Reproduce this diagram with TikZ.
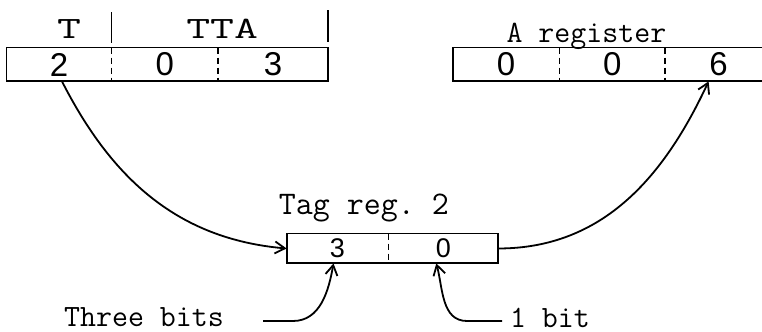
\documentclass[tikz,border=0pt]{standalone}
\usepackage{fontspec}
\usepackage{graphicx}
\newfontfamily\digitfont{Liberation Sans}
\usetikzlibrary{calc}
\usetikzlibrary{positioning}
\usetikzlibrary{arrows.meta}
\tikzset{
cell/.style={inner sep=0pt,minimum height=16.5pt,font=\digitfont\fontsize{16.5}{18}\selectfont},
tagcell/.style={inner sep=0pt,minimum height=14.5pt,font=\digitfont\fontsize{13.5}{15}\selectfont},
lbl/.style={inner sep=0pt,anchor=base,font=\ttfamily\fontsize{15.5}{18}\selectfont},
frame/.style={line width=0.9pt},
divider/.style={line width=0.8pt,dash pattern=on 3pt off 2pt},
link/.style={line width=0.9pt,-{Straight Barb[length=5pt,width=6pt]}},
}

\begin{document}
\begin{tikzpicture}[x=50pt,y=50pt]
\useasboundingbox (0,0) rectangle (7.62,3.32);
% T / TTA register
\node [cell,minimum width=52pt](t1) at (0.59,2.675){2};
\node [cell,minimum width=53pt,right=0pt of t1](t2){0};
\node [cell,minimum width=54.5pt,right=0pt of t2](t3){3};
\draw [frame](t1.north west) rectangle (t3.south east);
\draw [divider](t1.north east) -- (t1.south east);
\draw [divider](t2.north east) -- (t2.south east);
\draw [frame]($(t1.north east)+(0,0.05)$) -- ++(0,0.31);
\draw [frame]($(t3.north east)+(0,0.06)$) -- ++(0,0.32);
\node [lbl](tlab) at ($(t1.north)+(0.1,0.09)$){\scalebox{1.5}[1]{T}};
\node [lbl](ttalab) at ($(t2.north east)+(0.04,0.09)$){\scalebox{1.5}[1]{TTA}};
% A register
\node [cell,minimum width=53pt](a1) at (5.06,2.675){0};
\node [cell,minimum width=52.5pt,right=0pt of a1](a2){0};
\node [cell,minimum width=53pt,right=0pt of a2](a3){6};
\draw [frame](a1.north west) rectangle (a3.south east);
\draw [divider](a1.north east) -- (a1.south east);
\draw [divider](a2.north east) -- (a2.south east);
\node [lbl](alab) at ($(a2.north west)+(0.27,0.05)$){A register};
% tag register
\node [tagcell,minimum width=50.5pt](g1) at (3.375,0.835){3};
\node [tagcell,minimum width=54.5pt,right=0pt of g1](g2){0};
\draw [frame](g1.north west) rectangle (g2.south east);
\draw [divider](g1.north east) -- (g1.south east);
\node [lbl,font=\ttfamily\fontsize{16.5}{18}\selectfont](glab) at ($(g1.north east)+(-0.245,0.19)$){Tag reg.\ 2};
% bit labels
\node [lbl](three) at (1.44,0.05){Three bits};
\node [lbl](onebit) at (5.50,0.04){1 bit};
\coordinate (threeend) at (2.63,0.11);
\coordinate (oneend) at (5.02,0.11);
% connectors
\draw [link]([xshift=1.5pt]t1.south) to[out=-63,in=175] (g1.west);
\draw [link](g2.east) to[out=0,in=-115] ([xshift=-5pt]a3.south);
\draw [link](threeend) -- ++(0.3,0) to[out=0,in=-100] ([xshift=-2pt]g1.south);
\draw [link](oneend) -- ++(-0.35,0) to[out=180,in=-75] ([xshift=-3.5pt]g2.south);
\end{tikzpicture}
\end{document}
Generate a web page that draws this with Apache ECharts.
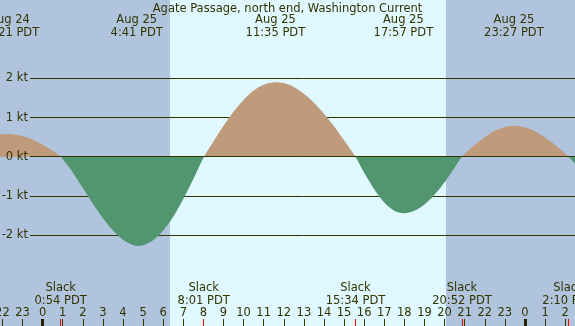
<!DOCTYPE html>
<html>
<head>
<meta charset="utf-8">
<script src="https://cdn.jsdelivr.net/npm/echarts@6/dist/echarts.min.js"></script>
<style>
  html, body { margin: 0; padding: 0; }
  #chart { width: 575px; height: 326px; }
</style>
</head>
<body>
<div id="chart"></div>
<script>
// hours from Aug 25 00:00 PDT
var curveHours = [-2.5, -2.0, -1.65, -1.0, -0.5, 0, 0.5, 0.9, 1.0, 1.5, 2.0, 2.5, 3.0, 3.5, 4.0, 4.5, 4.75, 5.0, 5.5, 6.0, 6.5, 7.0, 7.5, 8.03,
  8.5, 9.0, 9.5, 10.0, 10.5, 11.0, 11.58, 12.0, 12.5, 13.0, 13.5, 14.0, 14.5, 15.0, 15.567,
  16.0, 16.5, 17.0, 17.5, 17.95, 18.5, 19.0, 19.5, 20.0, 20.5, 20.867,
  21.5, 22.0, 22.5, 23.0, 23.45, 24.0, 24.5, 25.0, 25.5, 26.167, 26.6];
var curveKnots = [0.52, 0.575, 0.58, 0.53, 0.44, 0.31, 0.15, 0, -0.06, -0.40, -0.80, -1.20, -1.57, -1.88, -2.12, -2.26, -2.28, -2.26, -2.13, -1.88, -1.53, -1.08, -0.57, 0,
  0.39, 0.79, 1.15, 1.45, 1.69, 1.84, 1.90, 1.88, 1.78, 1.61, 1.38, 1.10, 0.78, 0.42, 0,
  -0.41, -0.83, -1.17, -1.38, -1.44, -1.38, -1.22, -0.97, -0.65, -0.28, 0,
  0.30, 0.50, 0.66, 0.76, 0.79, 0.75, 0.65, 0.49, 0.30, 0, -0.25];

var peakTimes = [-1.65, 4.683, 11.583, 17.95, 23.45];
var peakLabels = ["Aug 24\n22:21 PDT", "Aug 25\n4:41 PDT", "Aug 25\n11:35 PDT", "Aug 25\n17:57 PDT", "Aug 25\n23:27 PDT"];
var slackTimes = [0.9, 8.017, 15.567, 20.867, 26.167];
var slackLabels = ["Slack\n0:54 PDT", "Slack\n8:01 PDT", "Slack\n15:34 PDT", "Slack\n20:52 PDT", "Slack\n2:10 PDT"];
var hourTicks = [-2, -1, 0, 1, 2, 3, 4, 5, 6, 7, 8, 9, 10, 11, 12, 13, 14, 15, 16, 17, 18, 19, 20, 21, 22, 23, 24, 25, 26];
var midnights = [0, 24];
var dayBand = [6.335, 20.07];
var knotTicks = [-2, -1, 0, 1, 2];

var xMin = -2.12, xMax = 26.49;
var yMin = -4.32, yMax = 4.0;
var ink = "#333300";
var font = "DejaVu Sans";

var chart = echarts.init(document.getElementById("chart"));

function lookup(times, labels) {
  return function (v) {
    for (var i = 0; i < times.length; i++) {
      if (Math.abs(times[i] - v) < 1e-6) return labels[i];
    }
    return "";
  };
}

function hourAxis(values, tickStyle, label) {
  return {
    type: "value", gridIndex: 1, position: "bottom", min: xMin, max: xMax, z: 5,
    axisLine: { show: false, onZero: false },
    splitLine: { show: false },
    axisTick: { show: true, inside: true, length: 7, customValues: values, lineStyle: tickStyle },
    axisLabel: label || { show: false }
  };
}

var option = {
  backgroundColor: "#b0c4de",
  animation: false,
  title: {
    text: "Agate Passage, north end, Washington Current",
    left: "center", top: 3, padding: 0,
    textStyle: { color: ink, fontFamily: font, fontSize: 11.5, fontWeight: "normal" }
  },
  grid: [
    { left: 30, right: 0, top: 0, bottom: 0, outerBoundsMode: "none", containLabel: false },
    { left: 0, right: 0, top: 0, bottom: 0, outerBoundsMode: "none", containLabel: false }
  ],
  xAxis: [
    hourAxis(hourTicks, { color: ink, width: 1 }, {
      show: true, inside: true, margin: 7, customValues: hourTicks,
      color: ink, fontFamily: font, fontSize: 11.5,
      formatter: function (v) { return String(((v % 24) + 24) % 24); }
    }),
    hourAxis(midnights, { color: "#222200", width: 3 }),
    hourAxis(slackTimes, { color: "#ff0000", width: 1 }, {
      show: true, inside: true, margin: 19, customValues: slackTimes,
      color: ink, fontFamily: font, fontSize: 11.5, lineHeight: 12.5,
      formatter: lookup(slackTimes, slackLabels)
    }),
    {
      type: "value", gridIndex: 1, position: "top", min: xMin, max: xMax, z: 5,
      axisLine: { show: false, onZero: false }, splitLine: { show: false }, axisTick: { show: false },
      axisLabel: {
        show: true, inside: true, margin: 14, customValues: peakTimes,
        color: ink, fontFamily: font, fontSize: 11.5, lineHeight: 12.5,
        formatter: lookup(peakTimes, peakLabels)
      }
    },
    { type: "value", gridIndex: 0, show: false, min: 0, max: 1, axisLine: { onZero: false } }
  ],
  yAxis: [
    { type: "value", gridIndex: 1, show: false, min: yMin, max: yMax, axisLine: { onZero: false } },
    {
      type: "value", gridIndex: 0, min: yMin, max: yMax, z: 5,
      axisLine: { show: false, onZero: false }, axisTick: { show: false }, splitLine: { show: false },
      axisLabel: {
        customValues: knotTicks, margin: 2, color: ink, fontFamily: font, fontSize: 11.5,
        formatter: function (v) { return v + " kt"; }
      }
    }
  ],
  visualMap: {
    type: "piecewise", show: false, seriesIndex: 0, dimension: 1,
    pieces: [
      { min: yMin, max: 0, color: "#529670" },
      { min: 0, max: yMax, color: "#bf9b7b" }
    ]
  },
  series: [
    {
      // current curve
      type: "line", xAxisIndex: 0, yAxisIndex: 0, z: 2,
      data: curveHours.map(function (h, i) { return [h, curveKnots[i]]; }),
      smooth: 0.3, symbol: "none", silent: true,
      lineStyle: { width: 0 },
      areaStyle: { opacity: 1 }
    },
    {
      // daylight band
      type: "line", xAxisIndex: 0, yAxisIndex: 0, data: [], silent: true,
      markArea: {
        z: 0.5, silent: true,
        itemStyle: { color: "#e0f8ff" },
        data: [[{ xAxis: dayBand[0] }, { xAxis: dayBand[1] }]]
      }
    },
    {
      // grid lines
      type: "line", xAxisIndex: 4, yAxisIndex: 1, data: [], silent: true,
      markLine: {
        z: 1.5, silent: true, symbol: "none", label: { show: false },
        lineStyle: { color: ink, width: 1, type: "solid" },
        data: knotTicks.filter(function (v) { return v !== 0; }).map(function (v) { return { yAxis: v }; })
      }
    },
    {
      // zero line on top
      type: "line", xAxisIndex: 4, yAxisIndex: 1, data: [], silent: true,
      markLine: {
        z: 3, silent: true, symbol: "none", label: { show: false },
        lineStyle: { color: ink, width: 1, type: "solid" },
        data: [{ yAxis: 0 }]
      }
    }
  ]
};

chart.setOption(option);
</script>
</body>
</html>
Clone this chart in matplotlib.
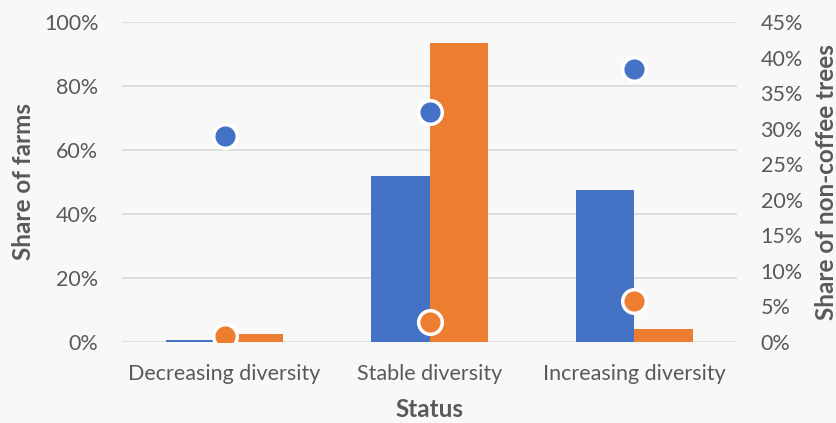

::::::::

■ DIRECTIONS:
Calculate how many lines of the material include the string "this", and state that number by itself.

■ FINAL ANSWER:
3